## PROMPT
Leave out every picture. Copy exactly the lines from the one holding "Write a web" through the one holding "const annotations = [];".

## MATERIAL SUPPLIED
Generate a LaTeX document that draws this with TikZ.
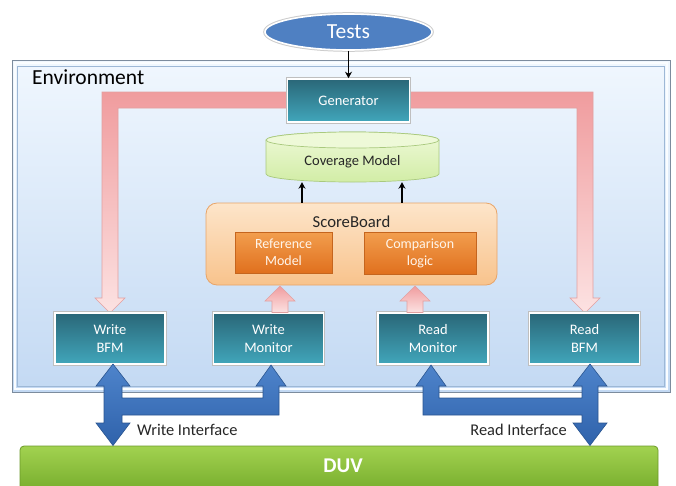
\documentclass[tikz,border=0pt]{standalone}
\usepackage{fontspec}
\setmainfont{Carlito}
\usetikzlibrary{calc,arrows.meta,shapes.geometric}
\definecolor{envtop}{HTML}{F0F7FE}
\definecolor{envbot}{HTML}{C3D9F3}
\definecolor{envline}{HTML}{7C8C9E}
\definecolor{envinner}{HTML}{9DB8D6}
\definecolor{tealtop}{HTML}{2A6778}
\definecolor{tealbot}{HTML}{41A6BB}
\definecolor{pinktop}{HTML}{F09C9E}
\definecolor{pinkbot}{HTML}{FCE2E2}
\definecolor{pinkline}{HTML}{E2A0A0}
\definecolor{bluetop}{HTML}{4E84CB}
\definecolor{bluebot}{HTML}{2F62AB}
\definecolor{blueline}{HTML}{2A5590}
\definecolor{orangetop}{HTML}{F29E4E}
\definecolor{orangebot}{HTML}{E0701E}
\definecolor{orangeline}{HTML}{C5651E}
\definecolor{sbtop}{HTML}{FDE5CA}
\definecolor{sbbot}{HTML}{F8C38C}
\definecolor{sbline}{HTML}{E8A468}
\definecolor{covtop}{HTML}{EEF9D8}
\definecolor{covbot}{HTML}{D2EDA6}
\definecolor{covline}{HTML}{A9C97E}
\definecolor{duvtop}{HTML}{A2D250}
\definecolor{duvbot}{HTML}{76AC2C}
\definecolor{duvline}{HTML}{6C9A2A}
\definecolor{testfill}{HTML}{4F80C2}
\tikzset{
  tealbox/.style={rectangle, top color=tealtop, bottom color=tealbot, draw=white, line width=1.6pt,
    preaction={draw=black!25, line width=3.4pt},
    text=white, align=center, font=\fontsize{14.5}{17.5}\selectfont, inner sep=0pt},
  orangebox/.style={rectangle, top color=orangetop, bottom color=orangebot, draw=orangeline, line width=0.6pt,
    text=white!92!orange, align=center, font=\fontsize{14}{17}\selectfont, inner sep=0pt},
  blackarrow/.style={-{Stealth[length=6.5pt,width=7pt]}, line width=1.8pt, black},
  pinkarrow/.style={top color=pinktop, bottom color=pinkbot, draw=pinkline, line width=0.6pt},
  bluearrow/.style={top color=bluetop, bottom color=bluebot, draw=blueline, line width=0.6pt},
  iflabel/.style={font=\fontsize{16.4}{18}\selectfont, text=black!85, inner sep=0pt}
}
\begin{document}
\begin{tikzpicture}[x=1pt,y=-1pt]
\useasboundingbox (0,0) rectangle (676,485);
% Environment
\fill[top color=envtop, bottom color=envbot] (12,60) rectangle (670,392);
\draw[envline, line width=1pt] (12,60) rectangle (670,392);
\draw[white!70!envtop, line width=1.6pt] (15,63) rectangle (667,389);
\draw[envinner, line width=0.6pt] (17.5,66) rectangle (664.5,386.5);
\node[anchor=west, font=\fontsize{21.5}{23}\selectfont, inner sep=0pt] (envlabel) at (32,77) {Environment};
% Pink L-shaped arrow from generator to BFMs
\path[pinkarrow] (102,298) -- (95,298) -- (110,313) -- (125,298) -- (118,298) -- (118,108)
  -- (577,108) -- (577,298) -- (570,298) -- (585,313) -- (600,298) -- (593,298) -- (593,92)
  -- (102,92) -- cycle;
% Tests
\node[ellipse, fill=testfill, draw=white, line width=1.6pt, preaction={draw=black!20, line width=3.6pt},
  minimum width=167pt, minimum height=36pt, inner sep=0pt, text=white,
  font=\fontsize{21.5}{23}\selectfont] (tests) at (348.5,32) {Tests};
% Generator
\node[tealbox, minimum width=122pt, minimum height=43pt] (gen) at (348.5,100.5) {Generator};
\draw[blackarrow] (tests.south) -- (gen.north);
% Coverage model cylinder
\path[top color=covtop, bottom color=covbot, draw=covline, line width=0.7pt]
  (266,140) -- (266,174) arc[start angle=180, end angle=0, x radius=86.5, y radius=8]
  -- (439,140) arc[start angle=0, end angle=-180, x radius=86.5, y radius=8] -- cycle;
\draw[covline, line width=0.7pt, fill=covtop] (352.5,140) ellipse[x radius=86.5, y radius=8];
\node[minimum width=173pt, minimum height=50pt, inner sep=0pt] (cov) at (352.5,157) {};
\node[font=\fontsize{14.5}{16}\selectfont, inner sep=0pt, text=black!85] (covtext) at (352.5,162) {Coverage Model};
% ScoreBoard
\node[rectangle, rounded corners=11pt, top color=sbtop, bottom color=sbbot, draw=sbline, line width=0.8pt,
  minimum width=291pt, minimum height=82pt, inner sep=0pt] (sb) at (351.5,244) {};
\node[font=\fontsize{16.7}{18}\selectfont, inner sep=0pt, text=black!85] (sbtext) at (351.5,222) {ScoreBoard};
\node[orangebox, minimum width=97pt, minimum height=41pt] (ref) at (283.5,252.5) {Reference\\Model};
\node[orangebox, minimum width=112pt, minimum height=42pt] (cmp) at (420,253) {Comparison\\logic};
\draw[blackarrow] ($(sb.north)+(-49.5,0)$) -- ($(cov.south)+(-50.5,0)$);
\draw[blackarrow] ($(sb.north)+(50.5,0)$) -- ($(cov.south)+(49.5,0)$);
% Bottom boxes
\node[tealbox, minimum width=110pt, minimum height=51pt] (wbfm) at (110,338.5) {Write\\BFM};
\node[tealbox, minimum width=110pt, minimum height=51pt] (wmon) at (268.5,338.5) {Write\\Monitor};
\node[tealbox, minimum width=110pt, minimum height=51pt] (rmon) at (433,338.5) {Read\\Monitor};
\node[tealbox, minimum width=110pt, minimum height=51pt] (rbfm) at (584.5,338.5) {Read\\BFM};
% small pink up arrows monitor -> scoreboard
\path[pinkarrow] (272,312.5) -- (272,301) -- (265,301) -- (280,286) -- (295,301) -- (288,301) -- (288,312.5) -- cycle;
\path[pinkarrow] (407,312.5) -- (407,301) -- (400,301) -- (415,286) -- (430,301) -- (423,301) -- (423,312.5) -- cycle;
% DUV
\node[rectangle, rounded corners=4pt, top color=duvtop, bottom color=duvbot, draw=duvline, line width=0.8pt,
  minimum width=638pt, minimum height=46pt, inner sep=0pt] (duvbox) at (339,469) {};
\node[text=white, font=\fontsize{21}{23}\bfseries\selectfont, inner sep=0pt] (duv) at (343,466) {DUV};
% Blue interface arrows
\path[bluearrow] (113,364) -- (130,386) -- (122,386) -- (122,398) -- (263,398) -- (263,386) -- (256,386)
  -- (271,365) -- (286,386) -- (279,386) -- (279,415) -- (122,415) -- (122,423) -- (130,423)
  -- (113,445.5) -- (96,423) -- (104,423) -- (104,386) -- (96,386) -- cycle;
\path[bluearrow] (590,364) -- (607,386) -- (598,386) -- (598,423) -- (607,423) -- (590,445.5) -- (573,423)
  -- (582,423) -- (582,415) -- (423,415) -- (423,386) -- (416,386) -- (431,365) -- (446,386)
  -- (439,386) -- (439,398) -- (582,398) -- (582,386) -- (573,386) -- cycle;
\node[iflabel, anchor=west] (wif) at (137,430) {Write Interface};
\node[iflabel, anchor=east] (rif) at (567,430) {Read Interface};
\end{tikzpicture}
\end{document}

--

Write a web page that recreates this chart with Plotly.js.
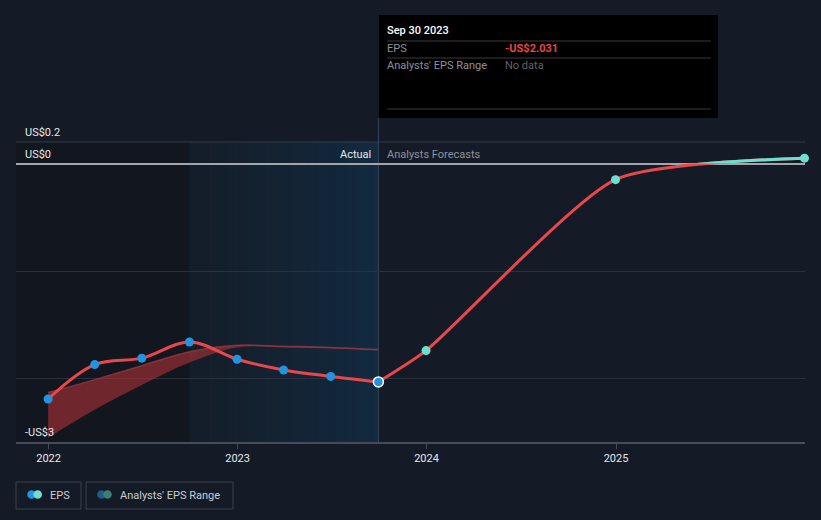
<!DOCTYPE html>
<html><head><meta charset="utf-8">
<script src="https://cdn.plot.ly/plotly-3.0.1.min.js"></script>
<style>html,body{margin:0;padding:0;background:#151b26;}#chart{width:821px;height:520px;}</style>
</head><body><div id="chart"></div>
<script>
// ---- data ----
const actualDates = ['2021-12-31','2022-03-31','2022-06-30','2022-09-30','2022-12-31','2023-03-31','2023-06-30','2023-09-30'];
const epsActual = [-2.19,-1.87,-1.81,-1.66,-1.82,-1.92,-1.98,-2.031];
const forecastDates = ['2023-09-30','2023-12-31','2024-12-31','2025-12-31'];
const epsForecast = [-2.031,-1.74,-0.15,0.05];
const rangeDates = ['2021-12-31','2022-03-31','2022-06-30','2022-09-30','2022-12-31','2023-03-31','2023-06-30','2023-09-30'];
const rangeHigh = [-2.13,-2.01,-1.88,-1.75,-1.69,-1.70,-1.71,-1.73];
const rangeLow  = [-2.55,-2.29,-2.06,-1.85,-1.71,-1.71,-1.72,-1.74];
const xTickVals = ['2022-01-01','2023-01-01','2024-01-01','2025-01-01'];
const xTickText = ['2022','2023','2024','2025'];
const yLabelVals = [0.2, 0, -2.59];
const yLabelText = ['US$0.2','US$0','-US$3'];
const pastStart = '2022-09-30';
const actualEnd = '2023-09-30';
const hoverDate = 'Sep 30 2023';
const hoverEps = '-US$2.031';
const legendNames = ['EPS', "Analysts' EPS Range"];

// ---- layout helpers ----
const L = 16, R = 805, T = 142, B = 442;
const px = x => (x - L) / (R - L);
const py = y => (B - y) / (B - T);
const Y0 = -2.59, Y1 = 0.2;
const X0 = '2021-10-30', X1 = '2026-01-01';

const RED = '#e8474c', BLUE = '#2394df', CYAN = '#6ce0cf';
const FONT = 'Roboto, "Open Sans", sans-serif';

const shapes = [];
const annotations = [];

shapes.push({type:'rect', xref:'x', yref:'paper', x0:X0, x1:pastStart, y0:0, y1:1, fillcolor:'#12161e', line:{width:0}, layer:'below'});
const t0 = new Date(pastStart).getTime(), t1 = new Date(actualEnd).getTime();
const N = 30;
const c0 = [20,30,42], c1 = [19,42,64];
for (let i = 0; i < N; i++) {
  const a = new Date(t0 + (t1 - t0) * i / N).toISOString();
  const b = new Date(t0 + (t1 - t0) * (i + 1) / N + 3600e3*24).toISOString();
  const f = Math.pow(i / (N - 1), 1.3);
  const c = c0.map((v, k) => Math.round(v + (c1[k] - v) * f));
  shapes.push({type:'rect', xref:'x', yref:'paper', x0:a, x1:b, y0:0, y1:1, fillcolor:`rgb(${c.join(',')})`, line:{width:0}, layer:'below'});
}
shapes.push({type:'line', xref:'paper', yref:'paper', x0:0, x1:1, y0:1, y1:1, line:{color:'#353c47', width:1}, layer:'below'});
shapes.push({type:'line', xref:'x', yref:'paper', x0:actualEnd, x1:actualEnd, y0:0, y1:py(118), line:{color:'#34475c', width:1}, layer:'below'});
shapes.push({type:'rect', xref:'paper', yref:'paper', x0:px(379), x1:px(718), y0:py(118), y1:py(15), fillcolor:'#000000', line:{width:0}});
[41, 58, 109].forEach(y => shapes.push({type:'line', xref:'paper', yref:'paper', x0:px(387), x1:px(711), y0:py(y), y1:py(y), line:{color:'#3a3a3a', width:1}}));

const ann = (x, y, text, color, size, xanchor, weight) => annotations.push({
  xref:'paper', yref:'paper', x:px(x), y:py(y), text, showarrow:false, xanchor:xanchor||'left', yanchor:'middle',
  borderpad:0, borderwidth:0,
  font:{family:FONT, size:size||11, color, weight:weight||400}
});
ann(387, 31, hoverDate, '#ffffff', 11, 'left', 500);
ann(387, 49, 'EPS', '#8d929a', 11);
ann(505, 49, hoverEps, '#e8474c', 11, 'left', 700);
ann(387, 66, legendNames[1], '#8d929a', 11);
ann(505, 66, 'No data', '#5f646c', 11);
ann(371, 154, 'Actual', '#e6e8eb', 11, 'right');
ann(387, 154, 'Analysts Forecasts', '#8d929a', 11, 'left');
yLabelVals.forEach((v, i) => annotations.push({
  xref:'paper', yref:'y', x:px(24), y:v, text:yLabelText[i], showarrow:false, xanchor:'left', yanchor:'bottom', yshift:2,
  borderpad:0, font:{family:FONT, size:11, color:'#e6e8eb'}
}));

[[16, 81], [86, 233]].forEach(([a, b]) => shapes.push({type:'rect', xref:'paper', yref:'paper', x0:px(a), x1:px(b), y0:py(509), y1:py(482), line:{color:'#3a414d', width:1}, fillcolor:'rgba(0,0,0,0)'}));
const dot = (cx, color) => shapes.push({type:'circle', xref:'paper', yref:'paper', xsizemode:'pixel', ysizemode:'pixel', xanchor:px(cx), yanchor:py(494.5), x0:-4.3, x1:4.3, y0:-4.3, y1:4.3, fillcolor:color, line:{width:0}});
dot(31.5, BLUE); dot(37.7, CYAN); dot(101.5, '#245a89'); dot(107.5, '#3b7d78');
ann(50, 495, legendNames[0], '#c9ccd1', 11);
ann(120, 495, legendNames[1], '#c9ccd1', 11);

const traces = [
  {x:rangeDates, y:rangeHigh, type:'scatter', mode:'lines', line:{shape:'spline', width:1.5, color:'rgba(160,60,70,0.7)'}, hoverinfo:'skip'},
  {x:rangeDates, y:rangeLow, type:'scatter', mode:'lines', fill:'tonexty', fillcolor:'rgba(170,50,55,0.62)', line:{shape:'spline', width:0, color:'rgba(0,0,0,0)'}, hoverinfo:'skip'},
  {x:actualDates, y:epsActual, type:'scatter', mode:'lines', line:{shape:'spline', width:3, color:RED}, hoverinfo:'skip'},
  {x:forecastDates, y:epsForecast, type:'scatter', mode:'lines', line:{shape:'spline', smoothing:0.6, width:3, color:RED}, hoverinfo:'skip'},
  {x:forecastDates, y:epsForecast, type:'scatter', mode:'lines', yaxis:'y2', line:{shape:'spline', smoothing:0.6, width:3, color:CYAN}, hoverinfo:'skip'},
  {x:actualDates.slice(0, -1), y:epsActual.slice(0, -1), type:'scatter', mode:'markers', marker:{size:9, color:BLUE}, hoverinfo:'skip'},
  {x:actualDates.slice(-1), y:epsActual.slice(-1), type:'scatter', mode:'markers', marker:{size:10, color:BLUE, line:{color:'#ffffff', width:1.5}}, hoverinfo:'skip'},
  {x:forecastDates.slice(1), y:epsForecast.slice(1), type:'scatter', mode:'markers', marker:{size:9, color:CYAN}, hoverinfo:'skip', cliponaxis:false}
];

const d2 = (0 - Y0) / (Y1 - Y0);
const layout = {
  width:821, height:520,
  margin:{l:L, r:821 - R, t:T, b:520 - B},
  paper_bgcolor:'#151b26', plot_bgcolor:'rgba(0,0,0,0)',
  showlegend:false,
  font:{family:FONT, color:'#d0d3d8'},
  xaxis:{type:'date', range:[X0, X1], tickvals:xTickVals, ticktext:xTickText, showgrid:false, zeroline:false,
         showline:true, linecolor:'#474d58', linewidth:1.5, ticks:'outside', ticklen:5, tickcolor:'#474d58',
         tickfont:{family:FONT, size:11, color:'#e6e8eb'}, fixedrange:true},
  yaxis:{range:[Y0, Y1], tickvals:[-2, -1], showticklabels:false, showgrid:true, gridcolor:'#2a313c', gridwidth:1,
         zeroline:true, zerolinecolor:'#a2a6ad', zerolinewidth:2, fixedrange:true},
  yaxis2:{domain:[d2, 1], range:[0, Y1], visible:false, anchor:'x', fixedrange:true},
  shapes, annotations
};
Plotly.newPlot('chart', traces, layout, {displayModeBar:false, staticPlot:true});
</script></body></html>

## EXERCISE SOLUTION
Write a web page that recreates this chart with Plotly.js.
<!DOCTYPE html>
<html><head><meta charset="utf-8">
<script src="https://cdn.plot.ly/plotly-3.0.1.min.js"></script>
<style>html,body{margin:0;padding:0;background:#151b26;}#chart{width:821px;height:520px;}</style>
</head><body><div id="chart"></div>
<script>
// ---- data ----
const actualDates = ['2021-12-31','2022-03-31','2022-06-30','2022-09-30','2022-12-31','2023-03-31','2023-06-30','2023-09-30'];
const epsActual = [-2.19,-1.87,-1.81,-1.66,-1.82,-1.92,-1.98,-2.031];
const forecastDates = ['2023-09-30','2023-12-31','2024-12-31','2025-12-31'];
const epsForecast = [-2.031,-1.74,-0.15,0.05];
const rangeDates = ['2021-12-31','2022-03-31','2022-06-30','2022-09-30','2022-12-31','2023-03-31','2023-06-30','2023-09-30'];
const rangeHigh = [-2.13,-2.01,-1.88,-1.75,-1.69,-1.70,-1.71,-1.73];
const rangeLow  = [-2.55,-2.29,-2.06,-1.85,-1.71,-1.71,-1.72,-1.74];
const xTickVals = ['2022-01-01','2023-01-01','2024-01-01','2025-01-01'];
const xTickText = ['2022','2023','2024','2025'];
const yLabelVals = [0.2, 0, -2.59];
const yLabelText = ['US$0.2','US$0','-US$3'];
const pastStart = '2022-09-30';
const actualEnd = '2023-09-30';
const hoverDate = 'Sep 30 2023';
const hoverEps = '-US$2.031';
const legendNames = ['EPS', "Analysts' EPS Range"];

// ---- layout helpers ----
const L = 16, R = 805, T = 142, B = 442;
const px = x => (x - L) / (R - L);
const py = y => (B - y) / (B - T);
const Y0 = -2.59, Y1 = 0.2;
const X0 = '2021-10-30', X1 = '2026-01-01';

const RED = '#e8474c', BLUE = '#2394df', CYAN = '#6ce0cf';
const FONT = 'Roboto, "Open Sans", sans-serif';

const shapes = [];
const annotations = [];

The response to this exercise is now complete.